Actually I wasn't thinking when I posted that. You will be doing a 1/4" radius. Still a lot of grinding. I was checking out an online surface area calculator. If I punched the numbers in right it would be the same as taking a 6 foot long 1/4" rod and grinding it to dust. That is if you ground a perfect radius. I could be wrong though, I'd like to see if anybody else comes up with the same thing.
Okay, you're on! A 1/4" rod has a cross sectional area of pi r^2, or 3.1416 * .125 * .125 = .049 sq". Multiply that by the length, 72" and the result is 3.53 cu".
Figuring how much material is removed doing a 1/4" roundover is a little trickier. Start with a rectangular solid the the thickness of the plate by the thickness by the length, or .5" x .5" x 144". Subtract the volume of the inscribed cylinder, .5" dia x 144". That gives you the volume of material to be removed to turn the rectangular solid into a cylinder. With me so far? Now, since we're only rounding over one edge, the material removed is on fourth of that.
So: Rect.Sol.Vol= .5" x .5" x 144" = 36 cu". Volume of the inscribed cylinder = pi r ^2 = 3.1416 * .25 * .25 = 28.27 cu". Subtract, and you get 7.73 cu". One fourth of that is 1.93 cu". Equal to the volume of a 39" long 1/4" rod.

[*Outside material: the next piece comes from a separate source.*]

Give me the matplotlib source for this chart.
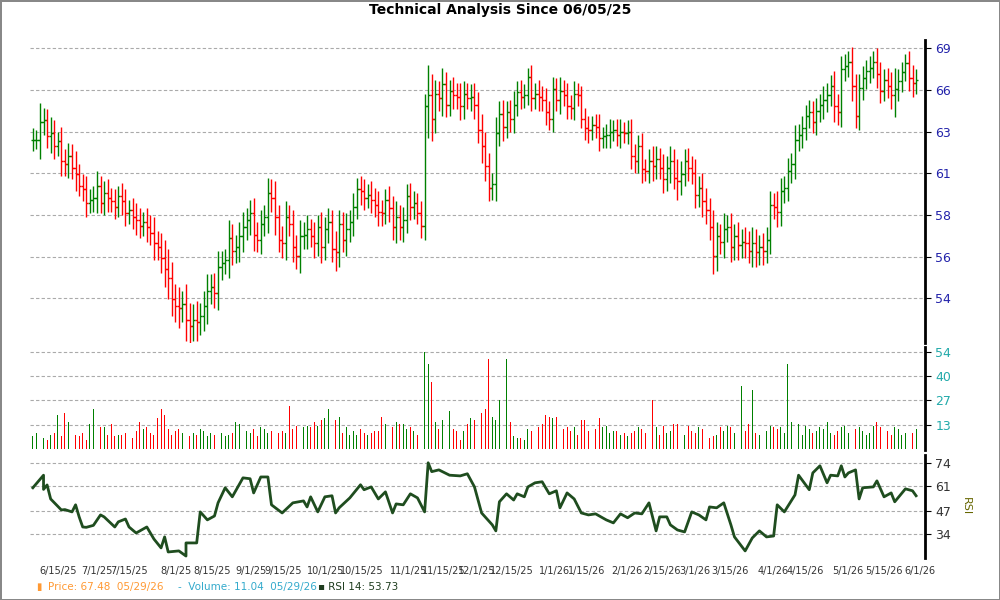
import numpy as np
import pandas as pd
import matplotlib
matplotlib.use("Agg")
from matplotlib import pyplot as plt

# daily closes (06/05/25 - 05/29/26)
closes = [
    63.1, 63.1, 64.2, 64.3, 63.3, 63.5, 62.7, 63.0, 61.8, 61.6,
    62.1, 61.4, 61.0, 60.3, 60.1, 59.3, 59.5, 59.6, 60.3, 59.3,
    59.9, 59.6, 59.4, 59.1, 59.7, 59.4, 58.7, 58.9, 58.5, 58.3,
    58.0, 58.2, 57.9, 57.6, 57.0, 56.8, 56.2, 55.6, 55.1, 54.0,
    53.6, 53.5, 53.7, 52.9, 52.6, 52.9, 52.8, 53.1, 53.6, 54.4,
    54.6, 54.3, 55.7, 55.9, 56.1, 57.3, 56.6, 56.8, 57.4, 57.9,
    58.3, 58.7, 57.5, 57.2, 58.1, 58.5, 59.9, 59.6, 58.5, 57.2,
    57.0, 58.5, 58.1, 56.8, 56.3, 57.4, 57.5, 57.8, 57.4, 57.0,
    57.9, 56.8, 57.8, 58.2, 56.7, 56.5, 58.1, 57.2, 57.8, 58.2,
    59.1, 60.1, 60.0, 59.6, 59.8, 59.5, 59.2, 58.8, 58.7, 59.5,
    59.0, 57.9, 58.5, 57.9, 58.3, 59.7, 59.1, 59.3, 58.7, 58.0,
    65.2, 65.9, 64.4, 66.0, 65.7, 66.6, 65.3, 66.2, 65.9, 65.8,
    65.2, 66.0, 65.7, 65.8, 65.3, 63.7, 62.7, 61.5, 60.2, 60.4,
    63.5, 64.7, 63.9, 64.8, 64.4, 65.3, 66.1, 65.8, 65.9, 67.1,
    65.7, 66.0, 65.8, 65.6, 64.8, 64.4, 66.3, 65.6, 66.2, 65.9,
    65.2, 65.1, 66.0, 65.9, 64.4, 63.8, 63.7, 64.0, 63.9, 63.2,
    63.3, 63.4, 63.6, 63.7, 63.4, 63.6, 63.5, 63.6, 62.1, 61.8,
    62.7, 61.3, 61.2, 61.8, 61.5, 61.9, 61.4, 60.7, 61.4, 61.8,
    60.8, 60.6, 61.0, 61.8, 61.4, 61.1, 59.8, 60.2, 59.4, 58.9,
    57.9, 56.3, 57.4, 57.1, 57.8, 57.9, 56.8, 57.4, 56.9, 57.1,
    57.0, 56.6, 57.0, 56.5, 56.8, 56.6, 57.2, 59.2, 59.1, 58.8,
    60.0, 60.2, 61.2, 61.6, 63.1, 63.4, 63.8, 64.6, 64.8, 64.2,
    64.9, 65.3, 65.6, 65.9, 66.5, 65.2, 64.8, 67.6, 67.8, 68.1,
    66.5, 64.6, 66.4, 67.0, 67.5, 67.7, 68.1, 67.3, 66.2, 66.9,
    66.5, 65.9, 66.3, 66.8, 67.4, 68.0, 67.0, 66.7, 66.9,
]

# bar extensions beyond open/close (high/low wicks)
wicks = [
    0.7, 0.6, 1.2, 0.8, 0.7, 1.0, 0.8, 0.6, 0.9, 0.7,
    0.8, 0.7, 1.0, 0.6, 0.7, 0.8, 0.6, 0.7, 0.9, 0.6,
    0.7, 0.8, 0.6, 0.7, 0.6, 0.8, 0.7, 0.6, 0.7, 0.8,
    0.7, 0.6, 0.8, 0.7, 0.9, 0.7, 0.8, 1.0, 1.1, 0.9,
    0.8, 1.0, 0.7, 1.1, 0.9, 0.8, 1.0, 0.7, 0.8, 0.9,
    0.7, 0.8, 0.9, 0.7, 0.6, 1.0, 0.8, 0.7, 0.8, 0.9,
    0.7, 0.8, 0.9, 0.7, 0.8, 0.7, 0.9, 0.8, 1.0, 0.7,
    0.8, 0.9, 0.7, 0.8, 0.7, 0.9, 0.7, 0.8, 0.6, 0.8,
    0.7, 0.9, 0.7, 0.8, 0.7, 1.0, 0.8, 0.7, 0.9, 0.7,
    0.8, 0.7, 0.8, 0.7, 0.6, 0.8, 0.7, 0.8, 0.7, 0.6,
    0.8, 0.7, 0.9, 0.7, 0.8, 0.7, 0.8, 0.7, 0.6, 0.7,
    0.8, 2.0, 1.4, 0.9, 0.8, 1.1, 0.8, 0.7, 0.9, 0.8,
    0.9, 0.8, 0.7, 0.8, 0.9, 0.8, 1.0, 0.9, 0.8, 0.7,
    1.0, 0.8, 0.9, 0.7, 0.8, 0.9, 0.7, 0.8, 0.7, 0.6,
    0.8, 0.7, 0.9, 0.7, 0.8, 0.7, 0.8, 0.7, 0.9, 0.7,
    0.8, 0.7, 0.8, 0.7, 0.6, 0.7, 0.8, 0.6, 0.7, 0.8,
    0.6, 0.7, 0.8, 0.6, 0.7, 0.8, 0.6, 0.7, 0.8, 0.7,
    0.7, 0.8, 0.6, 0.7, 0.9, 0.8, 0.7, 0.8, 0.7, 0.9,
    0.7, 1.1, 0.8, 0.7, 0.8, 0.7, 0.8, 0.7, 0.9, 0.8,
    0.7, 1.0, 0.8, 0.7, 0.9, 0.7, 0.8, 0.7, 0.8, 0.7,
    0.8, 0.7, 0.9, 0.8, 0.7, 0.8, 0.7, 0.8, 0.7, 0.9,
    0.8, 0.7, 0.8, 0.7, 0.9, 0.7, 0.8, 0.7, 0.8, 0.7,
    0.8, 0.7, 0.9, 0.8, 0.7, 1.0, 0.8, 0.9, 0.8, 0.7,
    1.0, 0.8, 0.9, 0.8, 0.7, 0.8, 0.7, 0.9, 0.8, 0.7,
    0.8, 0.9, 1.4, 0.8, 0.7, 0.6, 0.8, 0.9, 0.7,
]

volumes = [
    7, 9, 10, 6, 5, 8, 9, 19, 7, 20,
    15, 19, 8, 7, 9, 5, 14, 22, 15, 12,
    12, 8, 14, 7, 8, 8, 9, 9, 6, 10,
    15, 11, 12, 9, 8, 17, 22, 19, 11, 8,
    10, 11, 9, 8, 7, 9, 8, 11, 10, 7,
    9, 8, 9, 9, 7, 8, 9, 15, 14, 12,
    10, 9, 11, 7, 12, 11, 9, 10, 8, 9,
    10, 9, 24, 11, 13, 11, 12, 13, 12, 15,
    13, 16, 17, 22, 17, 16, 18, 9, 12, 8,
    10, 8, 11, 9, 8, 9, 10, 10, 18, 14,
    11, 12, 15, 14, 14, 11, 12, 10, 8, 14,
    54, 47, 37, 15, 11, 16, 13, 21, 11, 10,
    5, 10, 14, 17, 16, 18, 20, 22, 50, 18,
    16, 27, 22, 50, 15, 7, 6, 6, 5, 11,
    10, 13, 12, 14, 19, 18, 17, 18, 14, 11,
    12, 10, 12, 8, 16, 16, 10, 13, 11, 17,
    12, 13, 9, 10, 10, 8, 9, 7, 9, 10,
    12, 11, 9, 10, 27, 12, 8, 13, 9, 10,
    14, 14, 8, 8, 13, 10, 9, 12, 11, 22,
    6, 7, 8, 12, 10, 13, 12, 9, 10, 35,
    10, 14, 33, 9, 8, 14, 10, 13, 12, 11,
    12, 9, 47, 15, 10, 14, 8, 13, 11, 9,
    10, 12, 11, 15, 9, 8, 10, 12, 13, 9,
    8, 11, 12, 10, 8, 9, 13, 15, 12, 9,
    10, 8, 12, 11, 8, 9, 10, 9, 11,
]

# RSI 14: bar index and value
rsi_bar = [0, 3, 3, 4, 5, 8, 9, 11, 12, 13, 14, 15, 17, 19, 20, 23, 24, 26, 27, 29,
           32, 34, 36, 37, 38, 41, 43, 43, 46, 47, 49, 51, 52, 54, 56, 59, 61, 62, 64,
           66, 67, 70, 73, 76, 77, 78, 80, 82, 84, 85, 86, 89, 92, 93, 95, 97, 99, 101,
           102, 104, 106, 108, 110, 111, 112, 114, 117, 120, 122, 124, 126, 129, 130,
           131, 133, 135, 136, 138, 139, 141, 143, 145, 147, 148, 150, 152, 154, 156,
           158, 161, 163, 165, 167, 169, 171, 173, 175, 176, 178, 179, 181, 183, 185,
           187, 189, 190, 192, 194, 196, 197, 200, 202, 204, 206, 208, 209, 211, 214,
           215, 218, 219, 221, 223, 224, 226, 227, 228, 229, 231, 232, 233, 236, 237,
           239, 241, 242, 245, 247, 248]
rsi_vals = [59.9, 67.0, 59.0, 61.5, 53.6, 47.4, 47.6, 46.3, 50.3, 43.5, 37.8, 37.6,
            38.7, 44.6, 43.5, 37.8, 40.7, 42.3, 37.8, 34.4, 37.8, 31.0, 26.0, 32.2,
            23.7, 24.3, 21.4, 28.8, 28.8, 46.3, 41.8, 44.0, 51.4, 59.9, 54.8, 65.5,
            65.0, 57.0, 66.0, 66.0, 50.3, 45.7, 51.4, 52.5, 49.1, 54.8, 46.3, 54.8,
            55.4, 45.7, 48.6, 54.2, 61.6, 58.8, 60.4, 53.6, 57.6, 45.7, 50.8, 50.3,
            56.5, 54.2, 46.3, 74.0, 69.0, 70.0, 67.0, 66.6, 67.8, 60.4, 45.7, 39.0,
            35.6, 52.0, 56.5, 53.0, 56.5, 54.8, 60.4, 62.7, 63.3, 56.5, 58.2, 48.6,
            57.0, 53.6, 45.7, 44.6, 45.2, 41.8, 40.1, 45.2, 43.0, 45.7, 45.2, 51.4,
            35.6, 43.5, 43.5, 39.0, 36.1, 35.0, 46.3, 44.6, 41.8, 49.1, 48.6, 51.4,
            39.0, 32.2, 24.3, 31.6, 35.6, 32.2, 32.7, 50.3, 46.3, 55.9, 67.0, 58.8,
            68.3, 72.3, 62.7, 67.0, 66.6, 72.3, 66.0, 68.3, 70.0, 53.6, 59.9, 60.4,
            63.8, 54.8, 57.0, 52.0, 59.3, 58.2, 55.4, 53.7]

date_labels = ["6/15/25", "7/1/25", "7/15/25", "8/1/25", "8/15/25", "9/1/25",
               "9/15/25", "10/1/25", "10/15/25", "11/1/25", "11/15/25", "12/1/25",
               "12/15/25", "1/1/26", "1/15/26", "2/1/26", "2/15/26", "3/1/26",
               "3/15/26", "4/1/26", "4/15/26", "5/1/26", "5/15/26", "6/1/26"]
holidays = ["2025-07-04", "2025-09-01", "2025-11-27", "2025-12-25", "2026-01-01",
            "2026-01-19", "2026-02-16", "2026-04-03", "2026-05-25"]

closes = np.array(closes)
n = len(closes)
wicks = np.array(wicks[:n] + [0.7] * max(0, n - len(wicks)))
volumes = np.array(volumes[:n] + [9] * max(0, n - len(volumes)))
opens = np.concatenate([[closes[0]], closes[:-1]])
highs = np.maximum(opens, closes) + wicks
lows = np.minimum(opens, closes) - wicks
up = closes >= opens
colors = np.where(up, "#008000", "#ff0000")
x = np.arange(n)
m = min(len(rsi_bar), len(rsi_vals))

cal = pd.bdate_range("2025-06-05", "2026-05-29", freq="C", holidays=holidays)
tick_pos = [cal.searchsorted(pd.to_datetime(d, format="%m/%d/%y")) * (n - 1) / (len(cal) - 1)
            for d in date_labels]

fig = plt.figure(figsize=(10, 6), dpi=100)
fig.patch.set_edgecolor("#888888")
fig.patch.set_linewidth(2)

left, width = 0.03, 0.895
ax_p = fig.add_axes([left, 0.428, width, 0.505])
ax_v = fig.add_axes([left, 0.25, width, 0.172])
ax_r = fig.add_axes([left, 0.07, width, 0.172])

for ax in (ax_p, ax_v, ax_r):
    for s in ("left", "top", "bottom"):
        ax.spines[s].set_visible(False)
    ax.spines["right"].set_linewidth(2)
    ax.yaxis.tick_right()
    ax.set_xlim(-0.8, n + 1.5)
    ax.tick_params(axis="x", length=0)
    ax.tick_params(axis="y", length=4, labelsize=9)
    ax.grid(axis="y", color="#aaaaaa", linestyle=(0, (3, 2)), linewidth=0.8)
    ax.set_axisbelow(True)

# price bars
ax_p.set_yscale("log")
ax_p.vlines(x, lows, highs, colors=colors, linewidth=1.0)
ax_p.hlines(opens, x - 0.6, x, colors=colors, linewidth=1.0)
ax_p.hlines(closes, x, x + 0.6, colors=colors, linewidth=1.0)
price_ticks = 69 * np.exp(-0.0408 * np.arange(7))
ax_p.set_yticks(price_ticks)
ax_p.set_yticklabels([str(int(t)) for t in price_ticks], color="#2222aa")
ax_p.minorticks_off()
ax_p.set_ylim(51.7, 69.55)
ax_p.set_xticks([])

# volume
ax_v.bar(x, volumes, width=0.25, color=colors)
ax_v.set_ylim(-0.5, 56.8)
ax_v.set_yticks([13.5, 27, 40.5, 54])
ax_v.set_yticklabels(["13", "27", "40", "54"], color="#22aaaa")
ax_v.set_xticks([])

# RSI
ax_r.plot(rsi_bar[:m], rsi_vals[:m], color="#1f4d1f", linewidth=2)
ax_r.set_ylim(20.3, 78.5)
ax_r.set_yticks([34, 47, 61, 74])
ax_r.set_yticklabels(["34", "47", "61", "74"], color="#333333")
ax_r.set_xticks(tick_pos)
ax_r.set_xticklabels(date_labels, fontsize=7, color="#333333")
ax_r.tick_params(axis="x", pad=6)
ax_r.set_ylabel("RSI", rotation=-90, color="#666600", fontsize=8, labelpad=14)
ax_r.yaxis.set_label_position("right")

fig.text(0.5, 0.983, "Technical Analysis Since 06/05/25", ha="center", va="center",
         fontsize=10, fontweight="bold")
fig.text(0.036, 0.022, "\u25AE", color="#ff9933", fontsize=7, va="center")
fig.text(0.048, 0.022, "Price: 67.48  05/29/26", color="#ff9933", fontsize=7.5, va="center")
fig.text(0.178, 0.022, "-  Volume: 11.04  05/29/26", color="#33aacc", fontsize=7.5, va="center")
fig.text(0.318, 0.022, "\u25AA RSI 14: 53.73", color="#1f3d1f", fontsize=7.5, va="center")

fig.savefig("out.png", dpi=100, edgecolor=fig.get_edgecolor())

Still a fair amount of material to remove, but not so tough with a belt sander, which would be my choice. I'd make the final run using the free-running section between the front roller and the platen, with a fine grit (120 or so). There, the belt will follow the contour of the roundover and sand off the lateral ridges left by going back and forth. It would take several belts of at least 3 grits, but probably not more than a couple of hours.